PROBLEM DESCRIPTION
Starting at the first line of the listing below, repeat each line up to and including the one containing "(0,0) rectangle (984,752);". Leave out pictures.
--------------------------------
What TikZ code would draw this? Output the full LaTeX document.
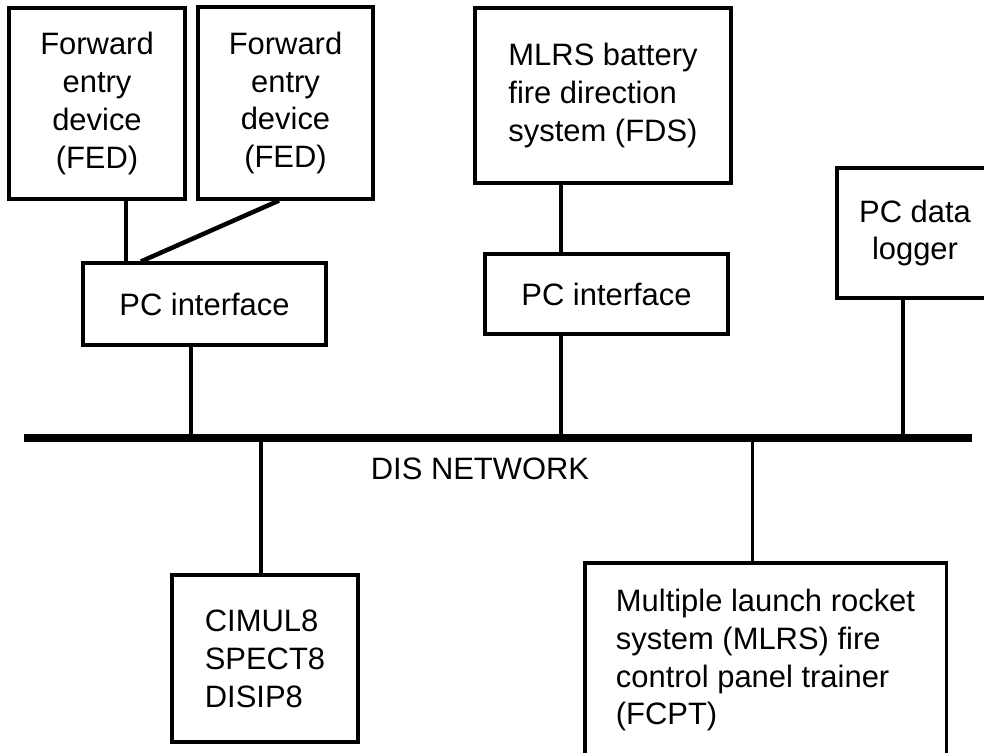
\documentclass[tikz,border=0pt]{standalone}
\usepackage{fontspec}
\setmainfont{Liberation Sans}
\usepackage{tikz}

\begin{document}
\begin{tikzpicture}[x=0.025cm, y=-0.025cm,
		every node/.style={font={\fontsize{22pt}{27pt}\selectfont}},
		box/.style={draw, line width=2.2pt, inner sep=0pt},
		link/.style={line width=2.2pt},
		bus/.style={line width=5.5pt}]
		\clip (0,0) rectangle (984,752);

		\node[box, align=center, minimum width=4.4cm, minimum height=4.775cm] (fed1) at (97,103.5) {Forward\\entry\\device\\(FED)};
		\node[box, align=center, minimum width=4.375cm, minimum height=4.8cm] (fed2) at (285.5,103) {Forward\\entry\\device\\(FED)};
		\node[box, align=left, minimum width=6.4cm, minimum height=4.375cm] (fds) at (603,95.5) {MLRS battery\\fire direction\\system (FDS)};
		\node[box, align=center, minimum width=3.9cm, minimum height=3.25cm] (logger) at (915,233) {PC data\\logger};
		\node[box, minimum width=6.075cm, minimum height=2.05cm] (pc1) at (204.5,304) {PC interface};
		\node[box, minimum width=6.075cm, minimum height=2cm] (pc2) at (606.5,294) {PC interface};
		\node[box, align=left, minimum width=4.65cm, minimum height=4.175cm] (sim) at (265,658.5) {CIMUL8\\SPECT8\\DISIP8};
		\node[box, align=left, minimum width=9.025cm, minimum height=4.85cm] (fcpt) at (765.5,660) {Multiple launch rocket\\system (MLRS) fire\\control panel trainer\\(FCPT)};

		\coordinate (busL) at (24,438);
		\coordinate (busR) at (972,438);
		\draw[bus] (busL) -- (busR);
		\node (dis) at (480,469) {DIS NETWORK};

		\draw[link] ([xshift=0.725cm]fed1.south) -- ([xshift=0.725cm]fed1.south |- pc1.north);
		\draw[line width=3.2pt] ([xshift=-0.1625cm]fed2.south) -- ([xshift=-1.5875cm]pc1.north);
		\draw[link] ([xshift=-0.3375cm]pc1.south) -- ([xshift=-0.3375cm]pc1.south |- busL);

		\draw[link] ([xshift=-1.05cm]fds.south) -- ([xshift=-1.05cm]fds.south |- pc2.north);
		\draw[link] ([xshift=-1.1375cm]pc2.south) -- ([xshift=-1.1375cm]pc2.south |- busL);
		\draw[link] ([xshift=-0.3cm]logger.south) -- ([xshift=-0.3cm]logger.south |- busL);

		\draw[link] ([xshift=-0.1cm]sim.north |- busL) -- ([xshift=-0.1cm]sim.north);
		\draw[link] ([xshift=-0.325cm]fcpt.north |- busL) -- ([xshift=-0.325cm]fcpt.north);
	\end{tikzpicture}
\end{document}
--------------------------------
THE COMPLETED TASK
What TikZ code would draw this? Output the full LaTeX document.
\documentclass[tikz,border=0pt]{standalone}
\usepackage{fontspec}
\setmainfont{Liberation Sans}
\usepackage{tikz}

\begin{document}
\begin{tikzpicture}[x=0.025cm, y=-0.025cm,
		every node/.style={font={\fontsize{22pt}{27pt}\selectfont}},
		box/.style={draw, line width=2.2pt, inner sep=0pt},
		link/.style={line width=2.2pt},
		bus/.style={line width=5.5pt}]
		\clip (0,0) rectangle (984,752);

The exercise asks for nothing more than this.